Question 11.6: Ice Water Goal Solve a problem involving heat transfer and a...
Ice Water
Goal Solve a problem involving heat transfer and a phase change from solid to liquid.
Problem At a party, 6.00 \mathrm{~kg} of ice at -5.00^{\circ} \mathrm{C} is added to a cooler holding 30 liters of water at 20.0^{\circ} \mathrm{C}. What is the temperature of the water when it comes to equilibrium?
Strategy In this problem, it’s best to make a table. With the addition of thermal energy Q_{\text {ice }}, the ice will warm to 0^{\circ} \mathrm{C}; then melt at 0^{\circ} \mathrm{C} with the addition of energy Q_{\text {melt }}. Next, the melted ice will warm to some final temperature T by absorbing energy Q_{\text {ice-water }}, obtained from the energy change of the original liquid water, Q_{\text {water }}. By conservation of energy, these quantities must sum to zero.
Calculate the mass of liquid water:
\begin{aligned} m_{\text {water }} & =\rho_{\text {water }} V \\ & =\left(1.00 \times 10^{3} \mathrm{~kg} / \mathrm{m}^{3}\right)(30.0 \mathrm{~L}) \frac{1.00 \mathrm{~m}^{3}}{1.00 \times 10^{3} \mathrm{~L}} \\ & =30.0 \mathrm{~kg} \end{aligned}
Write the equation of thermal equilibrium:
Q_{\text {ice }}+Q_{\text {melt }}+Q_{\text {ice-water }}+Q_{\text {water }}=0 (1)

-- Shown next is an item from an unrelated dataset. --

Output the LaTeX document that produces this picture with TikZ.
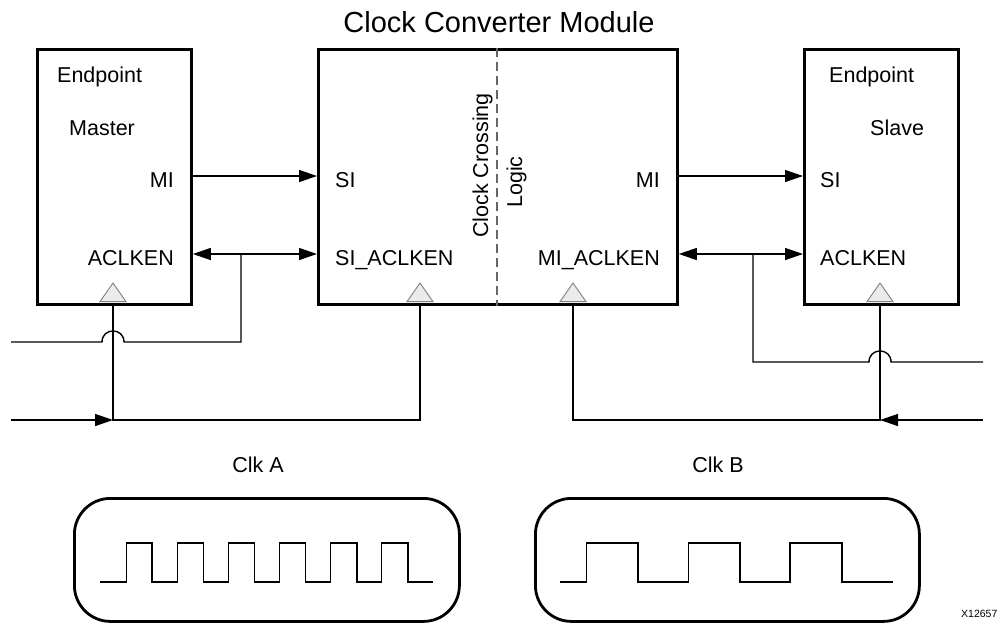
\documentclass[tikz,border=0pt]{standalone}
\usepackage{fontspec}
\setmainfont{Liberation Sans}
\usetikzlibrary{arrows.meta}
\begin{document}
\begin{tikzpicture}[x=1pt,y=-1pt,
  blk/.style={draw,line width=2.8pt,minimum width=#1,minimum height=255pt,anchor=north west,inner sep=0pt},
  lbl/.style={font=\fontsize{21.5}{24}\selectfont,inner sep=0pt},
  sig/.style={line width=1.4pt},
  tip/.tip={Triangle[length=18pt,width=12pt]},
  ckt/.style={draw=black!50,fill=black!8,line width=0.9pt},
  wave/.style={line width=1.4pt},
  clkbox/.style={draw,line width=2.8pt,rounded corners=36pt,minimum height=123pt,anchor=north west,inner sep=0pt},
  dsh/.style={draw=black!60,line width=1.3pt,dash pattern=on 9pt off 5pt}]
\useasboundingbox (0,0) rectangle (1000,622);

% title
\node[font=\fontsize{29}{33}\selectfont,inner sep=0pt] (title) at (499,22) {Clock Converter Module};

% clock input triangles (drawn under boxes)
\foreach \x/\n in {113/tM,420/tS,573/tMI,880/tSl}{
  \draw[ckt] (\x-13,301.6) -- (\x,283) -- (\x+13,301.6) -- cycle;
  \coordinate (\n) at (\x,303);
}

% boxes
\node[blk=154pt] (master) at (36,48) {};
\node[blk=359pt] (ccm) at (317,48) {};
\node[blk=154pt] (slave) at (803,48) {};

% dashed separator
\coordinate (dv) at (497,0);
\draw[dsh] (ccm.north -| dv) -- (ccm.south -| dv);

% labels
\node[lbl,anchor=base west] (mEp) at (57,82) {Endpoint};
\node[lbl,anchor=base west] (mMa) at (69,135) {Master};
\node[lbl,anchor=base east] (mMI) at (174,187) {MI};
\node[lbl,anchor=base east] (mEN) at (174,265) {ACLKEN};
\node[lbl,anchor=base west] (cSI) at (335,187) {SI};
\node[lbl,anchor=base west] (cSIE) at (335,265) {SI\_ACLKEN};
\node[lbl,anchor=base east] (cMI) at (660,187) {MI};
\node[lbl,anchor=base east] (cMIE) at (660,265) {MI\_ACLKEN};
\node[lbl,anchor=base west] (sEp) at (829,82) {Endpoint};
\node[lbl,anchor=base west] (sSl) at (870,135) {Slave};
\node[lbl,anchor=base west] (sSI) at (820,187) {SI};
\node[lbl,anchor=base west] (sEN) at (820,265) {ACLKEN};
\node[lbl,rotate=90,anchor=base west] (ccl1) at (488,238) {Clock Crossing};
\node[lbl,rotate=90,anchor=base west] (ccl2) at (522,208) {Logic};

% helper coordinates
\coordinate (yMI) at (0,176);
\coordinate (yEN) at (0,254);
\coordinate (yA) at (0,342);
\coordinate (yC) at (0,362);
\coordinate (yB) at (0,420);
\coordinate (L) at (11,0);
\coordinate (R) at (983,0);
\coordinate (brL) at (241,254);
\coordinate (brR) at (753,254);

% data and enable connectors
\draw[sig,-tip] (master.east |- yMI) -- (ccm.west |- yMI);
\draw[sig,tip-tip] (master.east |- yEN) -- (ccm.west |- yEN);
\draw[sig,-tip] (ccm.east |- yMI) -- (slave.west |- yMI);
\draw[sig,tip-tip] (ccm.east |- yEN) -- (slave.west |- yEN);

% left clock and enable
\draw[sig,-tip] (L |- yB) -- (tM |- yB);
\draw[sig] (tM) -- (tM |- yB) -- (tS |- yB) -- (tS);
\draw[sig] (L |- yA) -- (102,342) .. controls (102,327.3) and (124,327.3) .. (124,342) -- (brL |- yA) -- (brL);

% right clock and enable
\draw[sig,-tip] (R |- yB) -- (tSl |- yB);
\draw[sig] (tMI) -- (tMI |- yB) -- (tSl |- yB) -- (tSl);
\draw[sig] (brR) -- (brR |- yC) -- (869,362) .. controls (869,347.3) and (891,347.3) .. (891,362) -- (R |- yC);

% clock waveforms
\node[lbl] (clkA) at (258,465) {Clk A};
\node[lbl] (clkB) at (718,465) {Clk B};
\node[clkbox,minimum width=385pt] (ckA) at (73,497) {};
\node[clkbox,minimum width=384pt] (ckB) at (534,497) {};
\draw[wave] (100,582) \foreach \k in {0,...,5}{ -- ({126.7+51*\k},582) -- ({126.7+51*\k},543) -- ({152+51.2*\k},543) -- ({152+51.2*\k},582)} -- (433,582);
\draw[wave] (560,582) \foreach \k in {0,1,2}{ -- ({586.5+101.7*\k},582) -- ({586.5+101.7*\k},543) -- ({638+101.9*\k},543) -- ({638+101.9*\k},582)} -- (893,582);

\node[font=\fontsize{10.5}{12}\selectfont,anchor=base west,inner sep=0pt] (xid) at (961,617) {X12657};
\end{tikzpicture}
\end{document}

Construct a comprehensive table:
\begin{array}{lcccccc} \hline \boldsymbol{Q} & \boldsymbol{m}(\mathbf{k g}) & \boldsymbol{c}\left(\mathbf{J} / \mathbf{k g} \cdot{ }^{\circ} \mathbf{C}\right) & \boldsymbol{L}(\mathbf{J} / \mathbf{k g}) & \boldsymbol{T}_{\boldsymbol{f}}\left({ }^{\circ} \mathbf{C}\right) & \boldsymbol{T}_{\boldsymbol{i}}\left({ }^{\circ} \mathbf{C}\right) & \text{Expression }\\ \hline Q_{\text {ice }} & 6.00 & 2090 & & 0 & -5.00 & m_{\text {ice }} c_{\text {ice }}\left(T_{f}-T_{i}\right) \\ Q_{\text {melt }} & 6.00 & & 3.33 \times 10^{5} & 0 & 0 & m_{\text {ice }} L_{f} \\ Q_{\text {ice-water }} & 6.00 & 4190 & & T & 0 & m_{\text {ice }} c_{\text {wat }}\left(T_{f}-T_{i}\right) \\ Q_{\text {water }} & 30.0 & 4190 & & T & 20.0 & m_{\text {wat }} c_{\text {wat }}\left(T_{f}-T_{i}\right) \\ \hline \end{array}
Substitute all quantities in the second through sixth columns into the last column and sum (which is the evaluation of Equation 1), and solve for T :
\begin{aligned} 6.27 \times 10^{4} \mathrm{~J}+ & 2.00 \times 10^{6} \mathrm{~J} \\ + & \left(2.51 \times 10^{4} \mathrm{~J} /{ }^{\circ} \mathrm{C}\right)\left(T-0^{\circ} \mathrm{C}\right) \\ + & \left(1.26 \times 10^{5} \mathrm{~J} /{ }^{\circ} \mathrm{C}\right)\left(T-20.0^{\circ} \mathrm{C}\right)=0 \end{aligned}
T=3.03^{\circ} \mathrm{C}
Remarks Making a table is optional. However, simple substitution errors are extremely common, and the table makes such errors less likely.